内宮の千木が水平に切られた内削になっているのに対して、外宮のそれは垂直に切られた外削になっている。
 外削の方が雨水の浸透による腐食を防ぐには合理的という見解もある。だが、そうであれば、両宮とも外削であってよいものなのに、そうなってはいない。
 すると、何かをシンボリックに表したものだということになる。たとえば、日本人が古来もっていたという、垂直的な宇宙観と水平的な宇宙観を表現しているというように。  
 別の説では、内宮の祭神が女神の天照大御神であることから千木が内削になっているのだという。とすれば、千木が外削である外宮の祭神、豊受大御神は男神だ、ということになる。だが豊受大御神は女神なのだ。 
 前述のように、豊受大御神は雄略帝の頃に、天照大御神に食事を供するために、わざわざ丹波の国から迎えられた神さまなのである。         
 ここで外宮のある度会(わたらい)の地には、もともと在地の守護神が祀られていた、という言い伝えがあることが思い出される。
 それは、豊受大御神が迎えられる以前に、すでにそこに祀られていた祭神があって、それは男神だったというものである。

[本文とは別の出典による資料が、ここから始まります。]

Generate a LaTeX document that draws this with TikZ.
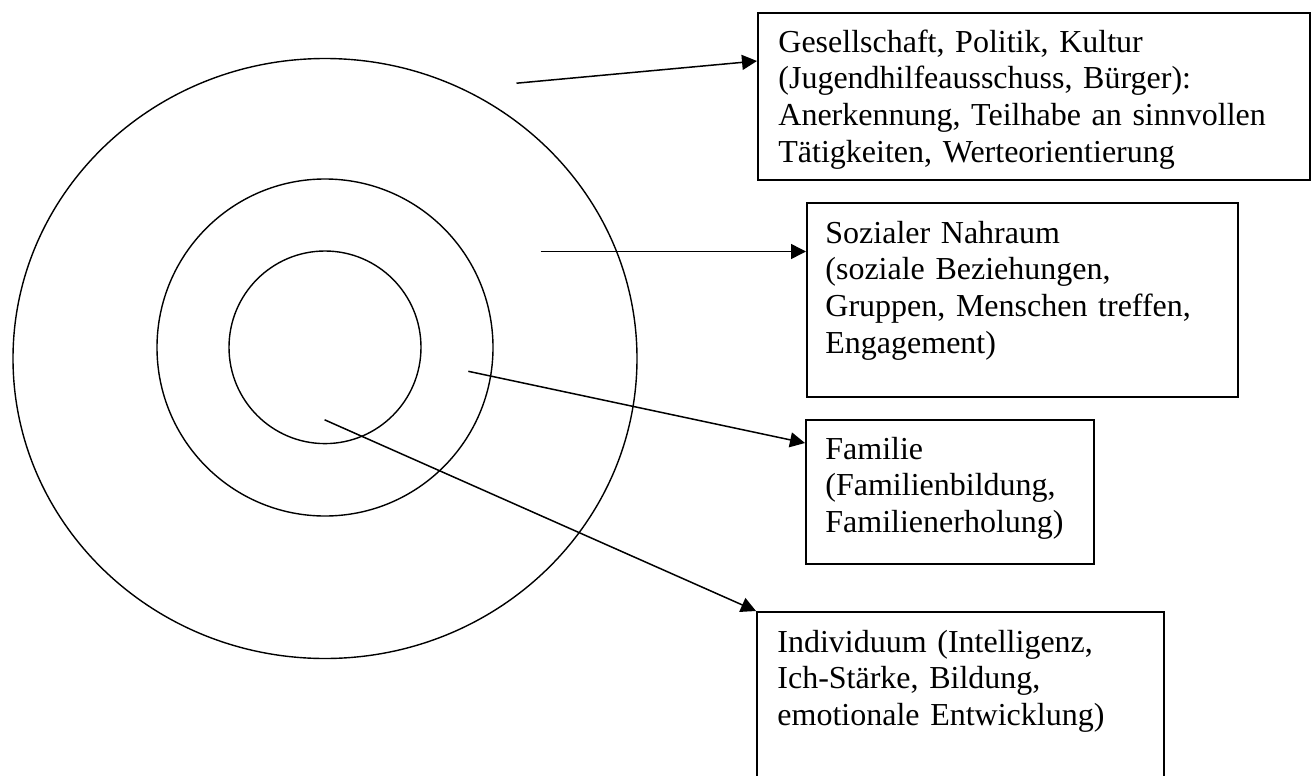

 内宮の女神に対して、外宮の男神、千木の切り方が内宮の内削に対して、外宮の外削、また、鰹魚木の数も内宮が十本(偶数)であるのに対して、外宮が九本(奇数)と、あくまで内宮と外宮とは対の関係にあることがわかる。 
 それはまた、内宮と外宮は、たがいに補いあう関係にあるとも理解できる。
 伊勢神宮は、あくまで両宮を合わせて、ひとつの神宮として成り立っているというわけである。
 したがって、神宮参拝も両宮を合わせることで、まっとうしたことになる。
 伊勢神宮の遷宮の経緯については、『日本書紀』に、垂仁天皇二六年、垂仁帝の皇女である倭姫命が、「この神風の伊勢の国は常世の浪の重波のよする国なり。傍国のうまし国なり、この国におらんとおもう」と宣った天照大御神の神託にしたがって、この地に定めたとされる。
 古来から伊勢の地は、海上の彼方に常世があるという海上他界信仰につながる地として、また食料の豊饒な地として特別の意味をもつ場所であったのである。